## WRITTEN EXERCISE
Set the lines down again exactly, first line through the line that contains "(userM) [classPart, minimum", with no pictures.
--------
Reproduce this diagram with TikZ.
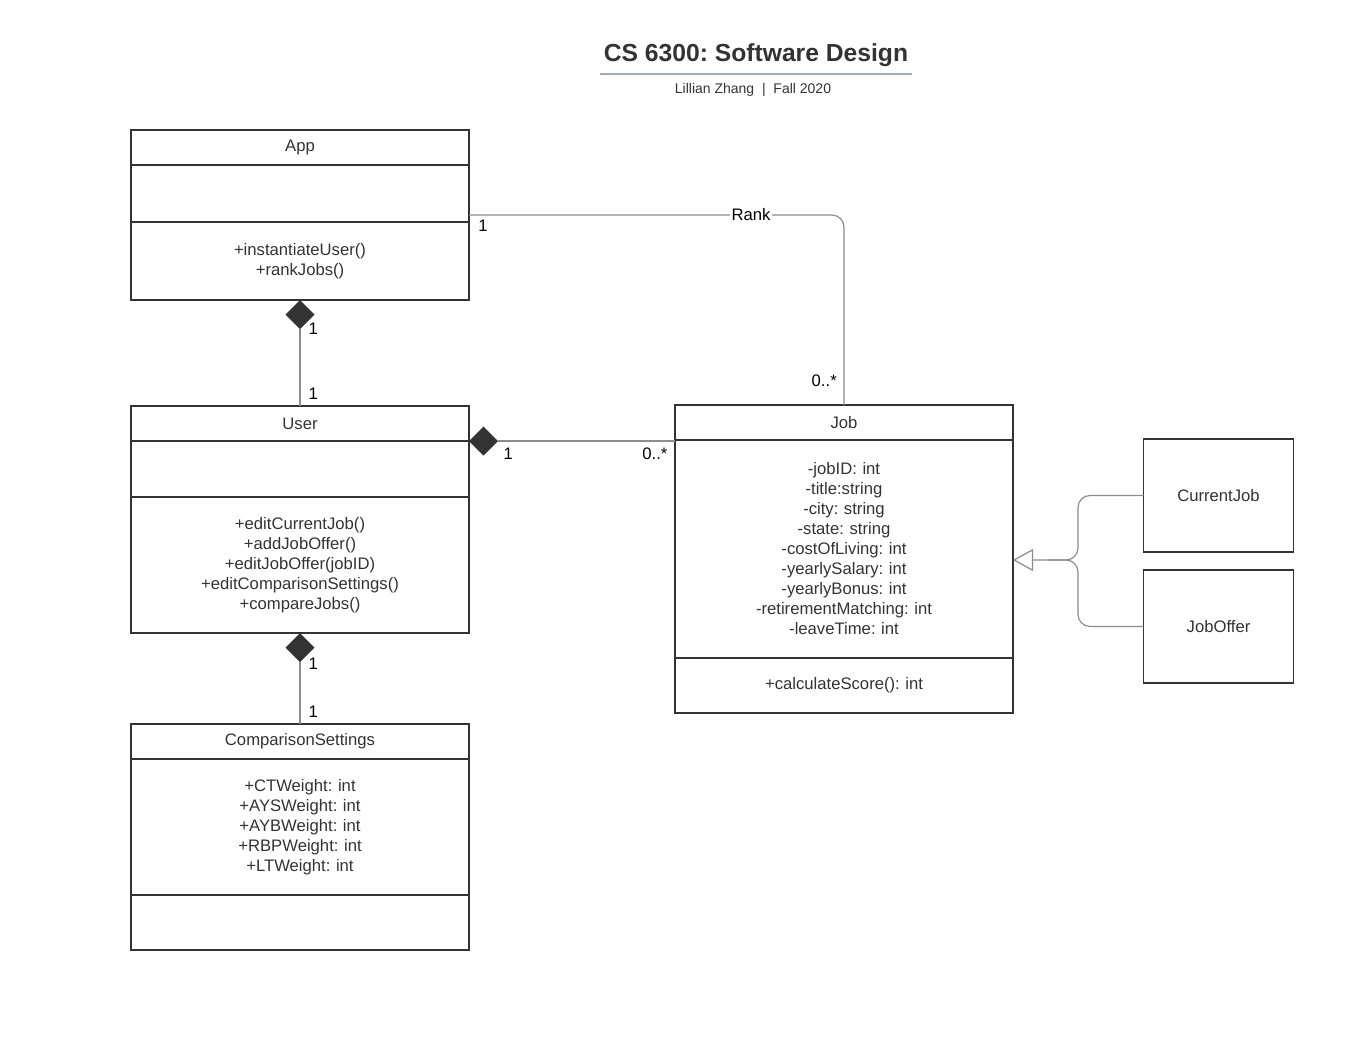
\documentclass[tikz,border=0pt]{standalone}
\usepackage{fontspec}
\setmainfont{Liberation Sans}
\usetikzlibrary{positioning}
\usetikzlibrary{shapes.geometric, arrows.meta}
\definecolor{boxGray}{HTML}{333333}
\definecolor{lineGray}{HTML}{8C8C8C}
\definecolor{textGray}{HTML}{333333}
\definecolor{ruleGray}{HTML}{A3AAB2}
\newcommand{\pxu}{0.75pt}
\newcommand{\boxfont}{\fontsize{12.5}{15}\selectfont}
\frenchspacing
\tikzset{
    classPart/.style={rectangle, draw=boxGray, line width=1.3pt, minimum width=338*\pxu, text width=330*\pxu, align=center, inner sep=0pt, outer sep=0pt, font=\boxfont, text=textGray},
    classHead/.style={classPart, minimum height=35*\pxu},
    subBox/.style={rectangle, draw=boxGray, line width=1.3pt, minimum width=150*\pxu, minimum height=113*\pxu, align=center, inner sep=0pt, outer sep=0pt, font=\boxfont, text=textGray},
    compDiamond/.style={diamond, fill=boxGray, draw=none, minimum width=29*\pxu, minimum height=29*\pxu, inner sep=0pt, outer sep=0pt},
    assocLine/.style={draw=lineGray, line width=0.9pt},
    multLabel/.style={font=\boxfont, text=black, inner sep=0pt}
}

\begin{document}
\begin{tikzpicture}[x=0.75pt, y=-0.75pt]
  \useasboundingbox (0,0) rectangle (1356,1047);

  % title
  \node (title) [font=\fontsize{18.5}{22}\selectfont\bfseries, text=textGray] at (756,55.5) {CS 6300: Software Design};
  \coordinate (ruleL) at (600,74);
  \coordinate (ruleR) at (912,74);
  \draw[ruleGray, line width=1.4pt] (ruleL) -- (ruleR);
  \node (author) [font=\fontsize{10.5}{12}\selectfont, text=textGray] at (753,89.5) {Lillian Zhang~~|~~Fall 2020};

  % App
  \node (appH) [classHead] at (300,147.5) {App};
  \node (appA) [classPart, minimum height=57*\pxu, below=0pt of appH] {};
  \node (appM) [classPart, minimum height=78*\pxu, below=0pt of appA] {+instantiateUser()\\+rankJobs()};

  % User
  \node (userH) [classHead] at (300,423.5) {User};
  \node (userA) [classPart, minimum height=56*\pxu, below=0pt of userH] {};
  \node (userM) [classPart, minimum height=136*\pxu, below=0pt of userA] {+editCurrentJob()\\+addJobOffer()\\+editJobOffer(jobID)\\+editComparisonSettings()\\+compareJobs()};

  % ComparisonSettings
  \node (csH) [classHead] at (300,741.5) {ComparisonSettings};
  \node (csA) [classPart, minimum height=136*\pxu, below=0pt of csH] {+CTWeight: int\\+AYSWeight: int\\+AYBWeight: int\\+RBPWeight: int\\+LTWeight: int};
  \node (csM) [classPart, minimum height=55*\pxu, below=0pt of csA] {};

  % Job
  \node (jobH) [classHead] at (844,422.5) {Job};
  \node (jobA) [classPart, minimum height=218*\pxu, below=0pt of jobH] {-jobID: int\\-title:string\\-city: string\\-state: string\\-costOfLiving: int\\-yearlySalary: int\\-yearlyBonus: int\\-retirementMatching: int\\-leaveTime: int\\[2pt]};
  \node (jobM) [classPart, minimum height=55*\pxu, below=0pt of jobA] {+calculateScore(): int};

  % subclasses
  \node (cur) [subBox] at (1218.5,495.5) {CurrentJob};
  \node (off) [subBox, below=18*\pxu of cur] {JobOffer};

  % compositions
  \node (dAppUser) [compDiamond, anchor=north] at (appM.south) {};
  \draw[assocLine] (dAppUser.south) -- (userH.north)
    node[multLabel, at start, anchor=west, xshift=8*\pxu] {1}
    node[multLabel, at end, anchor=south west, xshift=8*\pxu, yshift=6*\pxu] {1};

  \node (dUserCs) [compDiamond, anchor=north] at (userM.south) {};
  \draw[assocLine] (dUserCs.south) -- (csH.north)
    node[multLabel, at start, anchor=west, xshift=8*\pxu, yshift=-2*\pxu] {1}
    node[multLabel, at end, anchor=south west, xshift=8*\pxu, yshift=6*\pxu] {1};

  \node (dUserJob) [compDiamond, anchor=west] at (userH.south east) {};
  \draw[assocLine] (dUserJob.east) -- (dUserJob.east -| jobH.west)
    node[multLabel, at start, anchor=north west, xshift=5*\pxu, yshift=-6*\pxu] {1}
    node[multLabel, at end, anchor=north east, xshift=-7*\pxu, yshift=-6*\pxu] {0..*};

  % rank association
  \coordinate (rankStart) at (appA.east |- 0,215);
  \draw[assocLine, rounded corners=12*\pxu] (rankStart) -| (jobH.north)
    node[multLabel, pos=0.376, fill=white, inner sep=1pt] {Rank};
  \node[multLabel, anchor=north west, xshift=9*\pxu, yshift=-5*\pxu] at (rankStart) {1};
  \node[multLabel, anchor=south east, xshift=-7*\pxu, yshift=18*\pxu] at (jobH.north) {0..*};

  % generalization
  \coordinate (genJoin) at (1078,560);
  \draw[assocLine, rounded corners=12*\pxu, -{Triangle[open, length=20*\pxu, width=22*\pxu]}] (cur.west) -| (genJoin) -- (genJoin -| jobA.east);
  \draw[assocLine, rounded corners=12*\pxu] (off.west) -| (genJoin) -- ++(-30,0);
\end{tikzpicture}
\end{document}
--------
## EXERCISE RESPONSE
Reproduce this diagram with TikZ.
\documentclass[tikz,border=0pt]{standalone}
\usepackage{fontspec}
\setmainfont{Liberation Sans}
\usetikzlibrary{positioning}
\usetikzlibrary{shapes.geometric, arrows.meta}
\definecolor{boxGray}{HTML}{333333}
\definecolor{lineGray}{HTML}{8C8C8C}
\definecolor{textGray}{HTML}{333333}
\definecolor{ruleGray}{HTML}{A3AAB2}
\newcommand{\pxu}{0.75pt}
\newcommand{\boxfont}{\fontsize{12.5}{15}\selectfont}
\frenchspacing
\tikzset{
    classPart/.style={rectangle, draw=boxGray, line width=1.3pt, minimum width=338*\pxu, text width=330*\pxu, align=center, inner sep=0pt, outer sep=0pt, font=\boxfont, text=textGray},
    classHead/.style={classPart, minimum height=35*\pxu},
    subBox/.style={rectangle, draw=boxGray, line width=1.3pt, minimum width=150*\pxu, minimum height=113*\pxu, align=center, inner sep=0pt, outer sep=0pt, font=\boxfont, text=textGray},
    compDiamond/.style={diamond, fill=boxGray, draw=none, minimum width=29*\pxu, minimum height=29*\pxu, inner sep=0pt, outer sep=0pt},
    assocLine/.style={draw=lineGray, line width=0.9pt},
    multLabel/.style={font=\boxfont, text=black, inner sep=0pt}
}

\begin{document}
\begin{tikzpicture}[x=0.75pt, y=-0.75pt]
  \useasboundingbox (0,0) rectangle (1356,1047);

  % title
  \node (title) [font=\fontsize{18.5}{22}\selectfont\bfseries, text=textGray] at (756,55.5) {CS 6300: Software Design};
  \coordinate (ruleL) at (600,74);
  \coordinate (ruleR) at (912,74);
  \draw[ruleGray, line width=1.4pt] (ruleL) -- (ruleR);
  \node (author) [font=\fontsize{10.5}{12}\selectfont, text=textGray] at (753,89.5) {Lillian Zhang~~|~~Fall 2020};

  % App
  \node (appH) [classHead] at (300,147.5) {App};
  \node (appA) [classPart, minimum height=57*\pxu, below=0pt of appH] {};
  \node (appM) [classPart, minimum height=78*\pxu, below=0pt of appA] {+instantiateUser()\\+rankJobs()};

  % User
  \node (userH) [classHead] at (300,423.5) {User};
  \node (userA) [classPart, minimum height=56*\pxu, below=0pt of userH] {};
  \node (userM) [classPart, minimum height=136*\pxu, below=0pt of userA] {+editCurrentJob()\\+addJobOffer()\\+editJobOffer(jobID)\\+editComparisonSettings()\\+compareJobs()};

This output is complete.